On a final note, after reflecting upon our last year, we realized if we wish to be free inwardly, our outer reality must reflect that. We can’t expect spiritual upliftment when things in this world weigh upon us and tie us down. We also noticed how getting out of debt and simplifying our lifestyle automatically goes hand-in-hand with becoming more ecologically responsible. Both goals complement and supports one other. I find that intriguing and beautiful! I’m guessing my grandfather is smiling upon us, helping us every step of the way. For all he did, he’s always been such an inspiration to me.

Posted by: Jill


Filed under Do-It-Yourself, Family Happenings, Materialism, Order & Balance, Peace, Recycle, Reduce, Reuse, Shopping, Simplicity, Thoughts & Insights, Urban Farmsteading

If It’s Good Enough For Oscar…

…it’s good enough for me. One trash can, that is. As a family of seven, we typically fill up two large garbage cans a week. Occasionally we have an extra bag or two overflowing next to those two cans. It’s too much, and I always feel guilty on trash day. I wrote about how depressing our throw-away mentality is in this country in the recent post “Shopping With New Eyes.” The whole consumer thing had been getting to me, and then I happened upon a news story about a family who has almost zero garbage. You can watch their story here.

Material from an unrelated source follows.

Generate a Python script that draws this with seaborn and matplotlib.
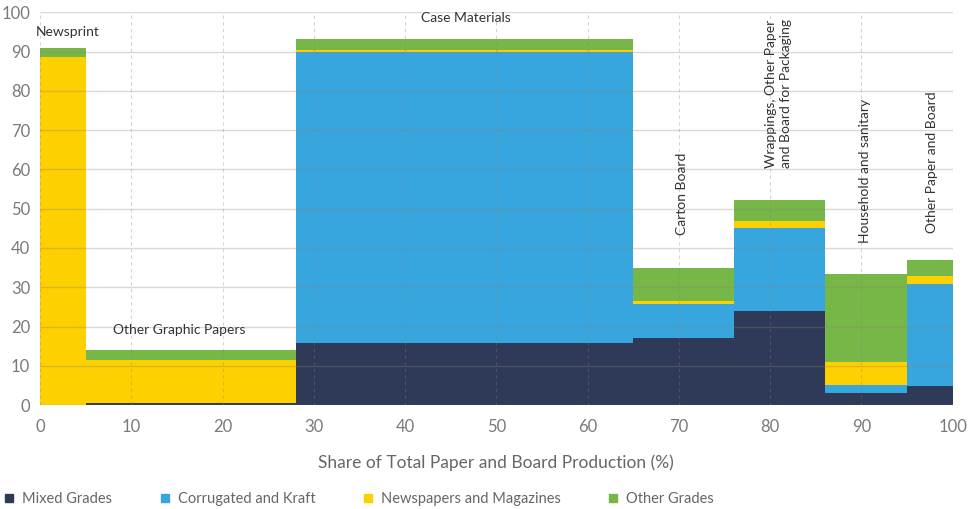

Granted, the family’s home appears unusually sterile and sparse, and they may be over the top for some, I think it’s important to stay focused on the fact that they have been successful in producing almost NO garbage. That is absolutely incredible. Did you notice how they store food in glass containers instead of plastic ziploc bags? I can’t imagine how many plastic baggies we’ve gone through over the years, but Americans use them excessively, and they contain chemicals that have been proven to lurch into our food. Prior to watching this story I’d purchased a box of 50 biodegradable ziploc bags at the co-op for $2.11, but we’re planning to switch over to mostly glass after seeing the story. Now, back to the issue of garbage- they produce almost zero. UNBELIEVABLE. It got me thinking, could we simply cut our waste in half?

To find out, I got on and gave away one of our garbage cans. Yup, just gave it away and it felt great. Then I made sure that everything, and I mean every single solitary thing that could possibly be recycled went into our recycle bags. I signed us up with a locally owned recycling service, Sunflower Curbside Recycling, because they take all types of plastic and more materials than I was able to recycle on my own at the local do-it-yourself recycling center. Then I started paying close attention to the products I brought into the home, and how much packaging they had. I chose minimally packaged items whenever I could, and chose bulk foods from bins- no more oatmeal or granola in boxes for us. I believe recycling is great, but what’s even better is having less waste to recycle. We’d eventually like to cut our recycling pile in half, too!

Well, tomorrow is trash day and I think we made it. We have one trash can full of trash out there. That’s it, and it’s a first for our family. An accomplishment that wasn’t all that difficult by putting our minds to it and paying attention to every single thing we purchased and threw into the trash. I’m hoping if we do this for three weeks, it becomes a habit. Who knows? Maybe after we accomplish that, we’ll be down to just 1/2 a trash can.